Start of INFORMATION PROVIDED

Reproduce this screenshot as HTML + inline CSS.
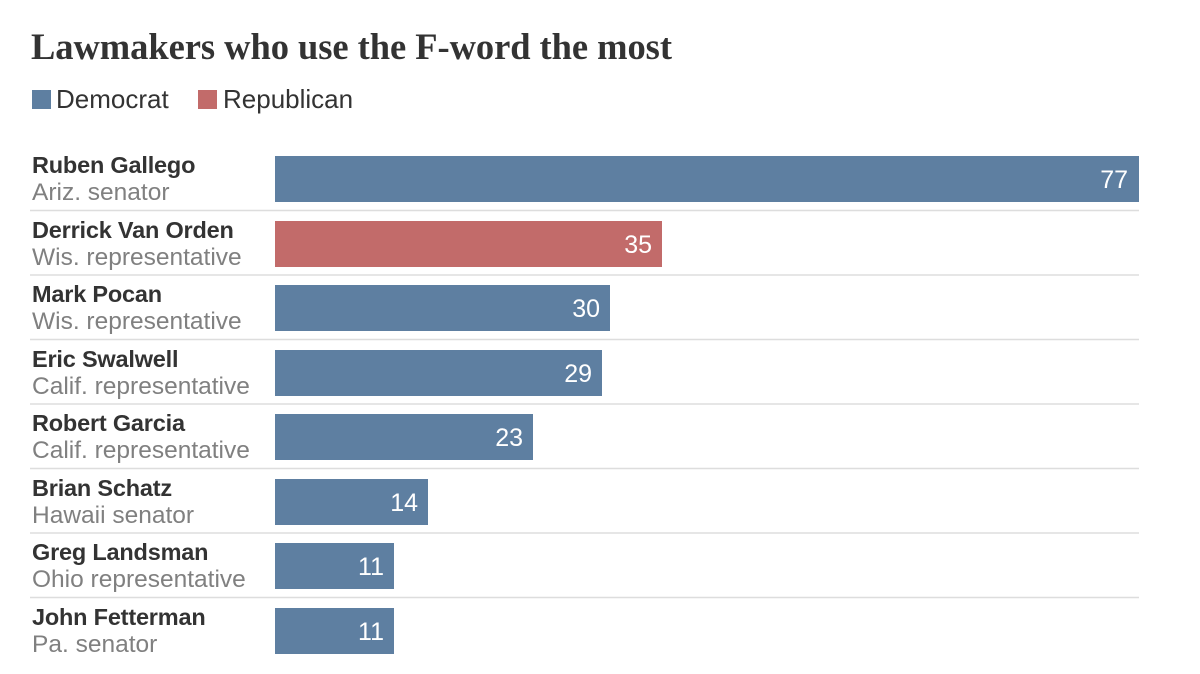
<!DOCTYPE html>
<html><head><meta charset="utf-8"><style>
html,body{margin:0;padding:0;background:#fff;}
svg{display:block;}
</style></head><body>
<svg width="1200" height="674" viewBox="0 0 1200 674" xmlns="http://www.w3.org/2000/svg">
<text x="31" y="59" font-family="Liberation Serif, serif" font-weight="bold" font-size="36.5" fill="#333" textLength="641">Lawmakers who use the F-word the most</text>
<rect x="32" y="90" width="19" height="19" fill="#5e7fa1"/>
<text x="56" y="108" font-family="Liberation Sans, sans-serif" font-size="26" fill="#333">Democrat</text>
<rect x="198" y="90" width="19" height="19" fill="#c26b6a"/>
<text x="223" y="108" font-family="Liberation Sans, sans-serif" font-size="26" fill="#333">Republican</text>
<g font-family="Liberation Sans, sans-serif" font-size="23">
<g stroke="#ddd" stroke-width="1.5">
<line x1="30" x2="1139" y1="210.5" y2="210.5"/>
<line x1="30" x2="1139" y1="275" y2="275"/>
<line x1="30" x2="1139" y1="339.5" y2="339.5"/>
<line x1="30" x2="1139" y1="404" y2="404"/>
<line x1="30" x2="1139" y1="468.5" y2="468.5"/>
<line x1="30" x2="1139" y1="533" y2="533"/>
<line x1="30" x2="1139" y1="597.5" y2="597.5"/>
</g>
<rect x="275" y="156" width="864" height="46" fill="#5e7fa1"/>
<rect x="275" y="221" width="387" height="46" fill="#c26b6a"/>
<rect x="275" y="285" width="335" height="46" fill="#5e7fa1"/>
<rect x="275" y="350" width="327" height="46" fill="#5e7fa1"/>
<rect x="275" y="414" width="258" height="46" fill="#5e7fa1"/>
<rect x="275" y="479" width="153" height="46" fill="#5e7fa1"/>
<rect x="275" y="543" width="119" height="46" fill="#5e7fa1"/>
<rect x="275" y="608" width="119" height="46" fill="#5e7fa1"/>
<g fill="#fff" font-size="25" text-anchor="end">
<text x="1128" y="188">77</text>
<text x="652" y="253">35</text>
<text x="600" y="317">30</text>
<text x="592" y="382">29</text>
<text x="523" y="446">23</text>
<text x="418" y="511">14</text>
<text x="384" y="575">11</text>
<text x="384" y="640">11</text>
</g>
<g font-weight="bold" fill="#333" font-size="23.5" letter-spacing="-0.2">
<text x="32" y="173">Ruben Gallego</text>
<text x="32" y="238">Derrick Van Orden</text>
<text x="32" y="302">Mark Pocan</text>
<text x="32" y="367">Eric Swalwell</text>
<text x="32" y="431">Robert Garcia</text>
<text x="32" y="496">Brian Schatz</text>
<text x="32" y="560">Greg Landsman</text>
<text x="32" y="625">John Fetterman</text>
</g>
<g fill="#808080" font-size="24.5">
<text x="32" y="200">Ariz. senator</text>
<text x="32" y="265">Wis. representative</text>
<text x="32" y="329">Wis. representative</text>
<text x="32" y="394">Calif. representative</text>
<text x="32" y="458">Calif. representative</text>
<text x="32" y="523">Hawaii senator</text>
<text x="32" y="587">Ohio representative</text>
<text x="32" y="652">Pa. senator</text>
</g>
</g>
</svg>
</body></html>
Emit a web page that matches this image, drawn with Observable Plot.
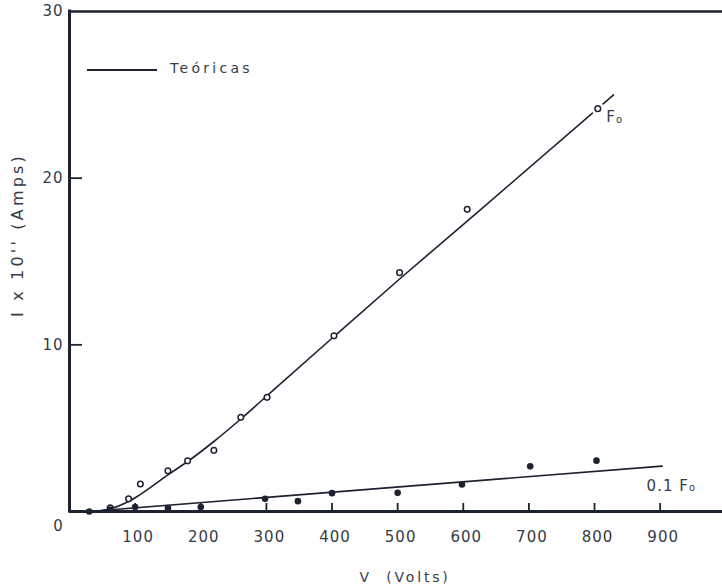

End of INFORMATION PROVIDED

INSTRUCTIONS FOR THE TASK:
Search the listing for the word "this". Copy every line in which it occurs.

ANSWER TO THE PROBLEM:
Reproduce this screenshot as HTML + inline CSS.
Emit a web page that matches this image, drawn with Observable Plot.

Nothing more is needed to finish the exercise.